Task → Make an exact copy, from the records below, of the lines from the line containing "What matplotlib code" to the line containing "from matplotlib.lines import Line2D", both lines included, excluding pictures.

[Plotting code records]
"""

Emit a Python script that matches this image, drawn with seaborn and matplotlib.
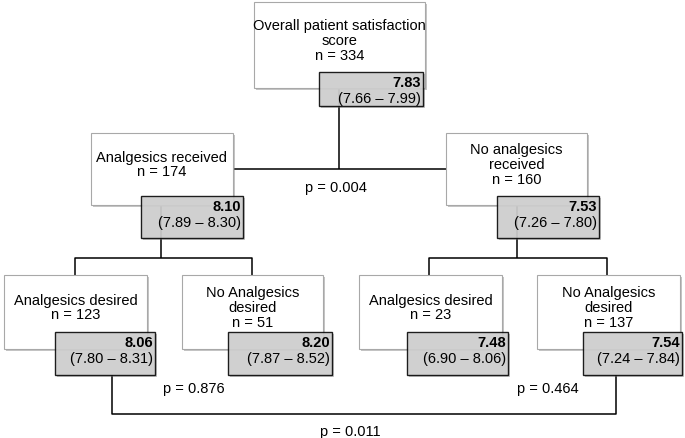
import matplotlib
matplotlib.use("Agg")
import matplotlib.pyplot as plt
import matplotlib.patheffects as pe
from matplotlib.patches import Rectangle
import seaborn as sns

# datos del árbol
labels = ["Overall patient satisfaction\nscore", "Analgesics received", "No analgesics\nreceived",
          "Analgesics desired", "No Analgesics\ndesired", "Analgesics desired", "No Analgesics\ndesired"]
n_values = [334, 174, 160, 123, 51, 23, 137]
means = [7.83, 8.10, 7.53, 8.06, 8.20, 7.48, 7.54]
ci_low = [7.66, 7.89, 7.26, 7.80, 7.87, 6.90, 7.24]
ci_high = [7.99, 8.30, 7.80, 8.31, 8.52, 8.06, 7.84]
p_values = [0.004, 0.876, 0.464, 0.011]

# posiciones (pixeles, y hacia abajo)
white_boxes = [(254, 2, 425, 88), (91, 133, 233, 205), (446, 133, 587, 205),
               (4, 275, 147, 349), (182, 275, 323, 349), (359, 275, 502, 349), (537, 275, 680, 349)]
gray_boxes = [(319, 72, 423, 106), (141, 196, 243, 238), (497, 196, 599, 238),
              (55, 332, 155, 375), (228, 332, 332, 375), (407, 332, 508, 375), (583, 332, 682, 375)]
p_pos = [(336, 188), (194, 389), (548, 389), (350, 432)]

sns.set_theme(style="white")
plt.rcParams["font.family"] = ["Liberation Sans", "DejaVu Sans"]
plt.rcParams["text.color"] = "black"

fig = plt.figure(figsize=(6.85, 4.38), dpi=100)
ax = fig.add_axes([0, 0, 1, 1])
ax.set_xlim(0, 685)
ax.set_ylim(438, 0)
ax.axis("off")

sombra = [pe.SimplePatchShadow(offset=(1.5, -1.5), shadow_rgbFace="gray", alpha=0.45), pe.Normal()]
fs = 10.5

for i, (x0, y0, x1, y1) in enumerate(white_boxes):
    r = Rectangle((x0, y0), x1 - x0, y1 - y0, facecolor="white", edgecolor="#a8a8a8",
                  lw=0.8, zorder=2)
    r.set_path_effects(sombra)
    ax.add_patch(r)
    cy = (y0 + y1) / 2 - 4
    ax.text((x0 + x1) / 2, cy, f"{labels[i]}\nn = {n_values[i]}", ha="center", va="center",
            fontsize=fs, linespacing=1.05, zorder=4)

for i, (x0, y0, x1, y1) in enumerate(gray_boxes):
    r = Rectangle((x0, y0), x1 - x0, y1 - y0, facecolor="#d2d2d2", edgecolor="black",
                  lw=1.0, alpha=0.88, zorder=3)
    r.set_path_effects(sombra)
    ax.add_patch(r)
    ax.text(x1 - 2, y0 + 11, f"{means[i]:.2f}", ha="right", va="center",
            fontsize=fs, fontweight="bold", zorder=4)
    ax.text(x1 - 2, y0 + 27, f"({ci_low[i]:.2f} – {ci_high[i]:.2f})", ha="right", va="center",
            fontsize=fs, zorder=4)

# conexiones
kw = dict(color="black", lw=1.1, zorder=1, solid_capstyle="butt")
ax.plot([339, 339], [88, 169], **kw)
ax.plot([233, 446], [169, 169], **kw)
ax.plot([161, 161], [205, 258], **kw)
ax.plot([75, 75, 252, 252], [275, 258, 258, 275], **kw)
ax.plot([517, 517], [205, 258], **kw)
ax.plot([429, 429, 607, 607], [275, 258, 258, 275], **kw)
ax.plot([112, 112, 616, 616], [375, 414, 414, 375], **kw)

for (px, py), p in zip(p_pos, p_values):
    ax.text(px, py, f"p = {p:.3f}", ha="center", va="center", fontsize=fs)

plt.savefig("out.png", dpi=100)
plt.close()
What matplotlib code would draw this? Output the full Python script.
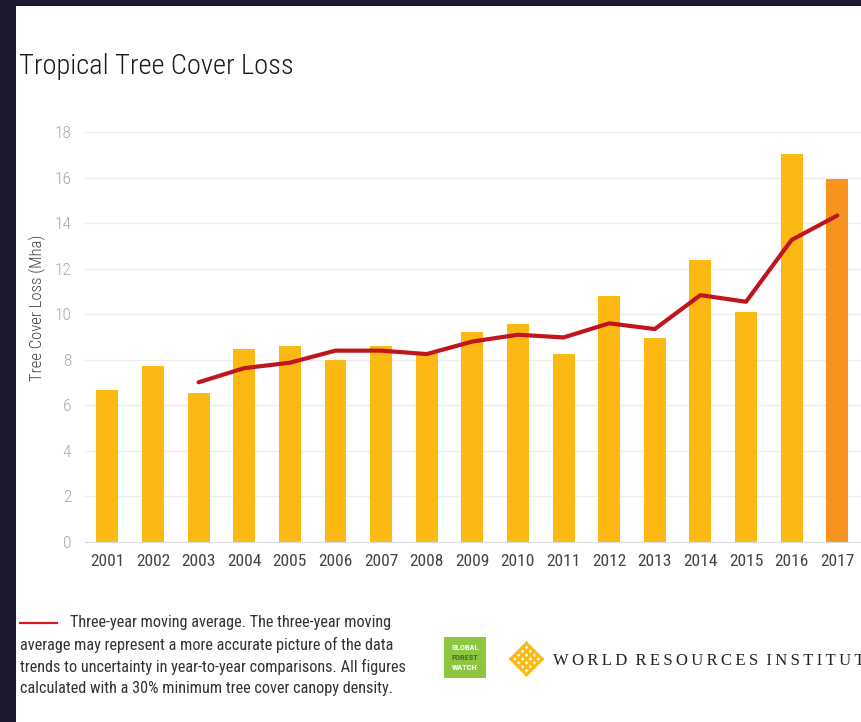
import matplotlib
matplotlib.use('Agg')
import matplotlib.pyplot as plt
from matplotlib import font_manager as fm
from matplotlib.patches import Rectangle
from matplotlib.lines import Line2D

# Data (million hectares)
years = [2001, 2002, 2003, 2004, 2005, 2006, 2007, 2008, 2009,
         2010, 2011, 2012, 2013, 2014, 2015, 2016, 2017]
loss = [6.67, 7.74, 6.54, 8.49, 8.61, 7.99, 8.60, 8.34, 9.22,
        9.59, 8.24, 10.80, 8.97, 12.39, 10.09, 17.05, 15.94]
avg_years = years[2:]
moving_avg = [7.01, 7.63, 7.87, 8.40, 8.40, 8.25, 8.80, 9.10, 8.98,
              9.60, 9.35, 10.84, 10.55, 13.27, 14.34]
y_ticks = [0, 2, 4, 6, 8, 10, 12, 14, 16, 18]

W, H = 861, 722

# pick a condensed sans if one is installed
installed = {f.name for f in fm.fontManager.ttflist}
candidates = ['Roboto Condensed', 'Archivo Narrow', 'PT Sans Narrow', 'Liberation Sans Narrow',
              'Barlow Condensed', 'Fira Sans Condensed', 'IBM Plex Sans Condensed',
              'Encode Sans Condensed', 'Asap Condensed', 'Open Sans Condensed']
NARROW = [c for c in candidates if c in installed][:1] + ['DejaVu Sans']

fig = plt.figure(figsize=(W / 100, H / 100), dpi=100)
fig.patch.set_facecolor('#1c1a30')
# white card behind everything
fig.patches.append(Rectangle((16 / W, 0), 1, (H - 6) / H, transform=fig.transFigure,
                             facecolor='white', edgecolor='none', zorder=-5))

ax = fig.add_axes([85 / W, (H - 541.7) / H, (W - 85) / W, (541.7 - 132.3) / H])
ax.set_facecolor('white')

x = list(range(len(years)))
colors = ['#fdb913'] * (len(years) - 1) + ['#f7941d']
ax.bar(x, loss, width=0.48, color=colors, zorder=2)
ax.plot([years.index(y) for y in avg_years], moving_avg, color='#c1151d', lw=3.0,
        solid_capstyle='round', solid_joinstyle='round', zorder=3)

ax.set_xlim(-0.49, 16.52)
ax.set_ylim(0, 18)
ax.set_yticks(y_ticks)
ax.set_xticks(x)
ax.set_xticklabels([str(y) for y in years])
ax.grid(axis='y', color='#eeeeee', lw=1, zorder=0)
ax.set_axisbelow(True)
for s in ['top', 'right', 'left']:
    ax.spines[s].set_visible(False)
ax.spines['bottom'].set_color('#dddddd')
ax.tick_params(length=0)
ax.tick_params(axis='y', pad=10, labelcolor='#a8a8a8')
ax.tick_params(axis='x', pad=9, labelcolor='#444444')
for lab in ax.get_yticklabels():
    lab.set_family(NARROW)
    lab.set_fontsize(12.5)
    lab.set_fontweight('light')
for lab in ax.get_xticklabels():
    lab.set_family(NARROW)
    lab.set_fontsize(12.5)

fig.text(37 / W, 1 - 308 / H, 'Tree Cover Loss (Mha)', rotation=90, ha='center', va='center',
         fontsize=12, color='#444444', family=NARROW, fontweight='light')

fig.text(19 / W, 1 - 66 / H, 'Tropical Tree Cover Loss', ha='left', va='center',
         fontsize=20.5, color='#1a1a1a', family=NARROW, fontweight='light')

# footnote
fig.lines.append(Line2D([20 / W, 57 / W], [1 - 623 / H, 1 - 623 / H], transform=fig.transFigure,
                        color='#d7191f', lw=1.6))
fig.text(70 / W, 1 - 623 / H, 'Three-year moving average. The three-year moving',
         ha='left', va='center', fontsize=11.7, color='#333333', family=NARROW)
notes = ['average may represent a more accurate picture of the data',
         'trends to uncertainty in year-to-year comparisons. All figures',
         'calculated with a 30% minimum tree cover canopy density.']
for i, line in enumerate(notes):
    fig.text(20 / W, 1 - (645 + 22 * i) / H, line, ha='left', va='center',
             fontsize=11.7, color='#333333', family=NARROW)

# Global Forest Watch badge
fig.patches.append(Rectangle((444 / W, 1 - 678 / H), 42 / W, 41 / H, transform=fig.transFigure,
                             facecolor='#8dc63f', edgecolor='none'))
for i, (word, c) in enumerate([('GLOBAL', 'white'), ('FOREST', '#4d6b2a'), ('WATCH', 'white')]):
    fig.text(465 / W, 1 - (648 + 10 * i) / H, word, ha='center', va='center', fontsize=6,
             fontweight='bold', color=c, family=NARROW)

# WRI lattice mark: a square grid turned 45 degrees
cx, cy, a = 526.5, 659, 11.0
steps = [-a, -a / 2, 0, a / 2, a]
for u in steps:
    for horiz in (True, False):
        pts = [(u, -a), (u, a)] if horiz else [(-a, u), (a, u)]
        xs = [(cx + (p - q) / 2 ** 0.5) / W for p, q in pts]
        ys = [1 - (cy + (p + q) / 2 ** 0.5) / H for p, q in pts]
        fig.lines.append(Line2D(xs, ys, transform=fig.transFigure, color='#fdb913', lw=2.2))

wri = '\u2009'.join('WORLD RESOURCES INSTITUTE').replace('\u2009 \u2009', '  ')
fig.text(553 / W, 1 - 661 / H, wri, ha='left', va='center', fontsize=12, color='#222222',
         family=['Liberation Serif', 'DejaVu Serif'])

fig.savefig('out.png', dpi=100, facecolor=fig.get_facecolor())
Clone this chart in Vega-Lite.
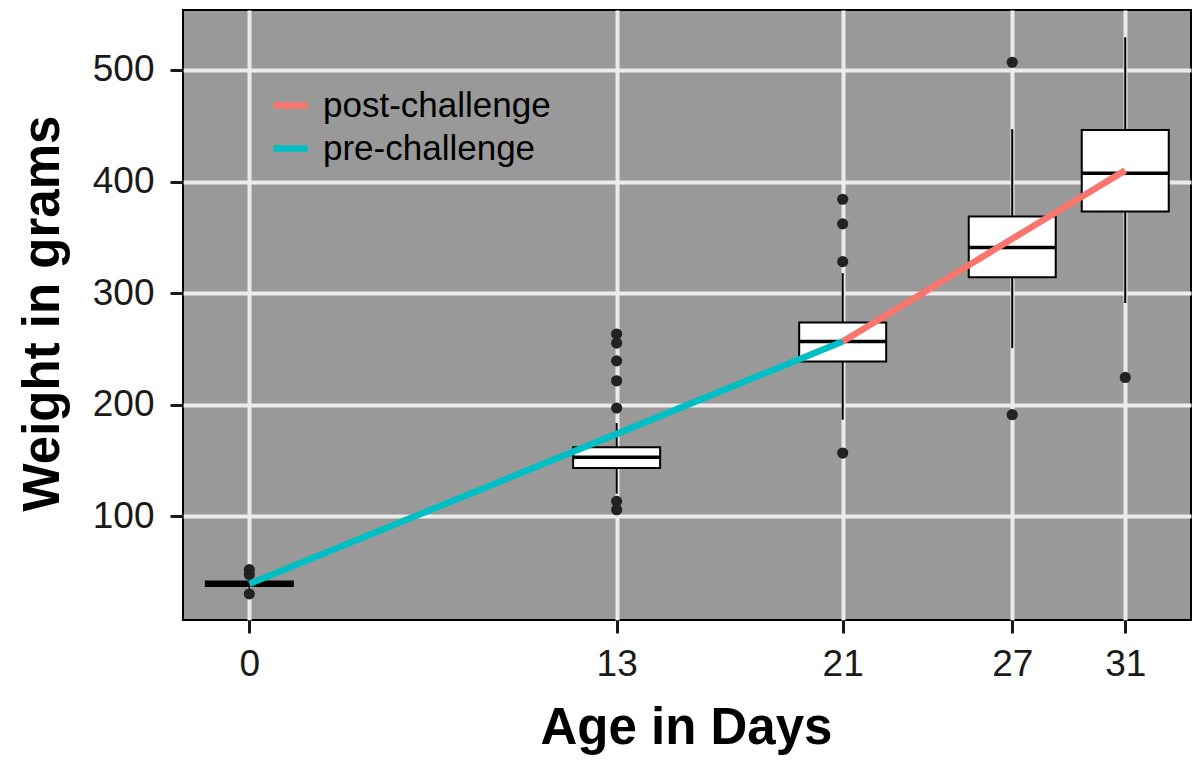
{
  "$schema": "https://vega.github.io/schema/vega-lite/v6.json",
  "autosize": "none",
  "padding": {"left": 183, "top": 10, "right": 9, "bottom": 145},
  "width": 1008,
  "height": 610,
  "background": "white",
  "config": {
    "view": {"fill": "#999999", "stroke": "black", "strokeWidth": 2},
    "font": "Liberation Sans",
    "axis": {
      "domain": false,
      "grid": true,
      "gridColor": "#ebebeb",
      "gridWidth": 4,
      "tickColor": "#1a1a1a",
      "tickWidth": 3,
      "tickSize": 13,
      "labelFont": "Liberation Sans",
      "labelFontSize": 37,
      "labelColor": "#1a1a1a",
      "titleFont": "Liberation Sans",
      "titleFontSize": 51,
      "titleFontWeight": "bold",
      "titleColor": "black"
    },
    "legend": {
      "labelFont": "Liberation Sans",
      "labelFontSize": 35,
      "labelColor": "black",
      "labelLimit": 500
    }
  },
  "datasets": {
    "boxes": [
      {"day": 0, "lower": 35, "q1": 37.2, "median": 39.2, "q3": 41.4, "upper": 43},
      {"day": 13, "lower": 120, "q1": 143.2, "median": 152.7, "q3": 161.6, "upper": 183.4},
      {"day": 21, "lower": 186.4, "q1": 238.6, "median": 256.6, "q3": 273.6, "upper": 317.8},
      {"day": 27, "lower": 250.6, "q1": 314.2, "median": 340.8, "q3": 368.6, "upper": 446.9},
      {"day": 31, "lower": 291, "q1": 373, "median": 407.4, "q3": 446.2, "upper": 529.3}
    ],
    "outliers": [
      {"day": 0, "weight": 52},
      {"day": 0, "weight": 47.6},
      {"day": 0, "weight": 30.2},
      {"day": 13, "weight": 263.2},
      {"day": 13, "weight": 255.1},
      {"day": 13, "weight": 239.2},
      {"day": 13, "weight": 221.3},
      {"day": 13, "weight": 196.9},
      {"day": 13, "weight": 113.2},
      {"day": 13, "weight": 105.7},
      {"day": 21, "weight": 384.1},
      {"day": 21, "weight": 362},
      {"day": 21, "weight": 328.2},
      {"day": 21, "weight": 156.5},
      {"day": 27, "weight": 506.9},
      {"day": 27, "weight": 190.9},
      {"day": 31, "weight": 224.3}
    ],
    "trend": [
      {"day": 0, "weight": 39.2, "phase": "pre-challenge"},
      {"day": 13, "weight": 173.7, "phase": "pre-challenge"},
      {"day": 21, "weight": 256.6, "phase": "pre-challenge"},
      {"day": 21, "weight": 256.6, "phase": "post-challenge"},
      {"day": 27, "weight": 348.6, "phase": "post-challenge"},
      {"day": 31, "weight": 410, "phase": "post-challenge"}
    ]
  },
  "encoding": {
    "x": {
      "field": "day",
      "type": "quantitative",
      "scale": {"domain": [-2.17, 33.15], "nice": false, "zero": false},
      "axis": {
        "values": [0, 13, 21, 27, 31],
        "title": "Age in Days",
        "labelBaseline": "alphabetic",
        "labelPadding": 42,
        "titleX": 503,
        "titleY": 123,
        "titleBaseline": "alphabetic",
        "titleAlign": "center"
      }
    }
  },
  "layer": [
    {
      "data": {"name": "boxes"},
      "mark": {"type": "rule", "color": "black", "strokeWidth": 2},
      "encoding": {
        "y": {
          "field": "lower",
          "type": "quantitative",
          "scale": {"domain": [6.8, 553.8], "nice": false, "zero": false},
          "axis": {
            "values": [100, 200, 300, 400, 500],
            "title": "Weight in grams",
            "labelPadding": 16,
            "titleX": -125,
            "titleY": 303,
            "titleAngle": -90,
            "titleBaseline": "alphabetic",
            "titleAlign": "center"
          }
        },
        "y2": {"field": "upper"}
      }
    },
    {
      "data": {"name": "boxes"},
      "mark": {"type": "bar", "width": 87, "fill": "white", "stroke": "black", "strokeWidth": 2},
      "encoding": {
        "y": {"field": "q1", "type": "quantitative"},
        "y2": {"field": "q3"}
      }
    },
    {
      "data": {"name": "boxes"},
      "mark": {"type": "tick", "orient": "horizontal", "size": 87, "thickness": 3.5, "color": "black", "opacity": 1},
      "encoding": {
        "y": {"field": "median", "type": "quantitative"}
      }
    },
    {
      "data": {"name": "outliers"},
      "mark": {"type": "circle", "size": 125, "color": "#222222", "opacity": 1},
      "encoding": {
        "y": {"field": "weight", "type": "quantitative"}
      }
    },
    {
      "data": {"name": "trend"},
      "mark": {"type": "line", "strokeWidth": 6.5, "strokeCap": "butt"},
      "encoding": {
        "y": {"field": "weight", "type": "quantitative"},
        "color": {
          "field": "phase",
          "type": "nominal",
          "scale": {"domain": ["post-challenge", "pre-challenge"], "range": ["#F8766D", "#00BFC4"]},
          "legend": {
            "title": null,
            "orient": "none",
            "legendX": 87,
            "legendY": 75,
            "padding": 0,
            "symbolType": "stroke",
            "symbolSize": 1156,
            "symbolStrokeWidth": 6.5,
            "labelOffset": 12,
            "rowPadding": 4
          }
        }
      }
    }
  ]
}
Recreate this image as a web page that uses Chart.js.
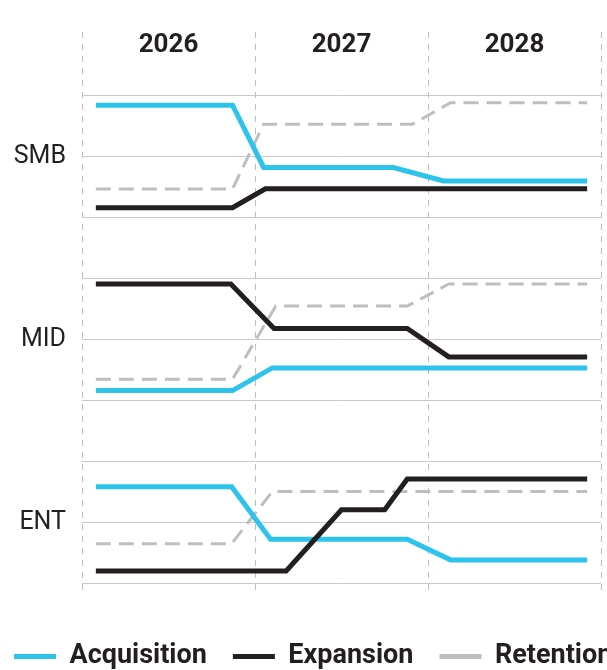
<!DOCTYPE html>
<html>
<head>
<meta charset="utf-8">
<script src="https://cdn.jsdelivr.net/npm/chart.js@4.4.1/dist/chart.umd.min.js"></script>
<style>
  html, body { margin: 0; padding: 0; background: #fff; overflow: hidden; width: 607px; height: 670px; }
  #wrap { position: absolute; left: -12px; top: 0; width: 680px; height: 680px; }
</style>
</head>
<body>
<div id="wrap"><canvas id="chart"></canvas></div>
<script>
const years = ['2026', '2027', '2028'];
const segments = ['SMB', 'MID', 'ENT'];
const seriesNames = ['Acquisition', 'Expansion', 'Retention'];
const seriesColors = ['#2dc3eb', '#231f20', '#bdbec1'];

// x = years since start of 2026, y = 0-100 within each segment band
const smbAcqX = [0.08, 0.87, 1.05, 1.80, 2.09, 2.92];
const smbAcqY = [92, 92, 41, 41, 30, 30];
const smbExpX = [0.08, 0.87, 1.06, 2.92];
const smbExpY = [8, 8, 23.6, 23.6];
const smbRetX = [0.08, 0.87, 1.05, 1.91, 2.13, 2.92];
const smbRetY = [23.4, 23.4, 76.5, 76.5, 94, 94];

const midAcqX = [0.08, 0.87, 1.10, 2.92];
const midAcqY = [8.2, 8.2, 26.8, 26.8];
const midExpX = [0.08, 0.86, 1.11, 1.88, 2.12, 2.92];
const midExpY = [95.5, 95.5, 59.1, 59.1, 35.8, 35.8];
const midRetX = [0.08, 0.87, 1.12, 1.88, 2.12, 2.92];
const midRetY = [17.5, 17.5, 77.5, 77.5, 95.5, 95.5];

const entAcqX = [0.08, 0.865, 1.09, 1.88, 2.13, 2.92];
const entAcqY = [79.4, 79.4, 36.4, 36.4, 19.5, 19.5];
const entExpX = [0.08, 1.18, 1.50, 1.75, 1.88, 2.92];
const entExpY = [10.4, 10.4, 60.5, 60.5, 85.7, 85.7];
const entRetX = [0.08, 0.865, 1.10, 2.92];
const entRetY = [32.8, 32.8, 75.5, 75.5];

// band base on the shared y axis for SMB, MID, ENT
const bandBase = [300, 150, 0];

const seriesX = [
  [smbAcqX, midAcqX, entAcqX],
  [smbExpX, midExpX, entExpX],
  [smbRetX, midRetX, entRetX]
];
const seriesY = [
  [smbAcqY, midAcqY, entAcqY],
  [smbExpY, midExpY, entExpY],
  [smbRetY, midRetY, entRetY]
];

function buildPoints(xsList, ysList) {
  const pts = [];
  xsList.forEach((xs, b) => {
    xs.forEach((x, i) => pts.push({x: x, y: ysList[b][i] + bandBase[b]}));
    pts.push({x: xs[xs.length - 1], y: null});
  });
  return pts;
}

const datasets = seriesNames.map((name, i) => ({
  label: name,
  data: buildPoints(seriesX[i], seriesY[i]),
  borderColor: seriesColors[i],
  backgroundColor: seriesColors[i],
  borderWidth: i === 2 ? 3 : 5,
  borderDash: i === 2 ? [15, 8] : [],
  pointRadius: 0,
  tension: 0,
  spanGaps: false,
  order: [1, 0, 2][i]
}));

const bandTicks = [];
bandBase.forEach(b => bandTicks.push(b, b + 50, b + 100));

const yearLabels = {
  id: 'yearLabels',
  afterDraw(chart) {
    const ctx = chart.ctx;
    const xScale = chart.scales.x;
    ctx.save();
    ctx.font = 'bold 26px Roboto';
    ctx.fillStyle = '#231f20';
    ctx.textAlign = 'center';
    ctx.textBaseline = 'middle';
    years.forEach((y, i) => {
      ctx.fillText(y, xScale.getPixelForValue(i + 0.5), chart.chartArea.top + 13);
    });
    ctx.restore();
  }
};

const ctx = document.getElementById('chart').getContext('2d');
const chart = new Chart(ctx, {
  type: 'line',
  data: {datasets: datasets},
  plugins: [yearLabels],
  options: {
    responsive: true,
    maintainAspectRatio: false,
    animation: false,
    layout: {padding: {top: 32, left: 0, right: 0, bottom: 0}},
    scales: {
      x: {
        type: 'linear',
        min: 0,
        max: 3,
        ticks: {stepSize: 1, display: false},
        grid: {color: '#bdbdbd', lineWidth: 1, drawTicks: false},
        border: {display: false, dash: [6, 6]},
        afterFit: scale => { scale.height = 26; }
      },
      y: {
        type: 'linear',
        position: 'left',
        min: -6,
        max: 452,
        afterBuildTicks: scale => {
          scale.ticks = bandTicks.map(v => ({value: v}));
        },
        afterFit: scale => { scale.width = 94; },
        ticks: {
          autoSkip: false,
          padding: 16,
          color: '#231f20',
          font: {family: 'Roboto', size: 25},
          callback: value => {
            const b = bandBase.findIndex(base => base + 50 === value);
            return b >= 0 ? segments[b] : '';
          }
        },
        grid: {color: '#c8c8c8', lineWidth: 1, drawTicks: false},
        border: {display: false}
      },
      yRight: {
        type: 'linear',
        position: 'right',
        min: 0,
        max: 1,
        ticks: {display: false},
        grid: {display: false},
        border: {display: false},
        afterFit: scale => { scale.width = 67; }
      }
    },
    plugins: {
      tooltip: {enabled: false},
      legend: {
        position: 'bottom',
        align: 'start',
        labels: {
          usePointStyle: true,
          pointStyle: 'line',
          pointStyleWidth: 42,
          padding: 26,
          color: '#231f20',
          font: {family: 'Roboto', size: 27, weight: 'bold'},
          sort: (a, b) => a.datasetIndex - b.datasetIndex,
          generateLabels: chart => {
            const items = Chart.defaults.plugins.legend.labels.generateLabels(chart);
            items.forEach(item => {
              item.lineWidth = 5;
              if (item.lineDash && item.lineDash.length) {
                item.lineDash = [18, 7];
              }
            });
            return items;
          }
        }
      }
    }
  }
});
</script>
</body>
</html>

"""

Solution to the problem →
What matplotlib code would draw this? Output the full Python script.
import matplotlib
matplotlib.use('Agg')
import matplotlib.pyplot as plt
from matplotlib import font_manager as fm
from matplotlib.patches import Rectangle
from matplotlib.lines import Line2D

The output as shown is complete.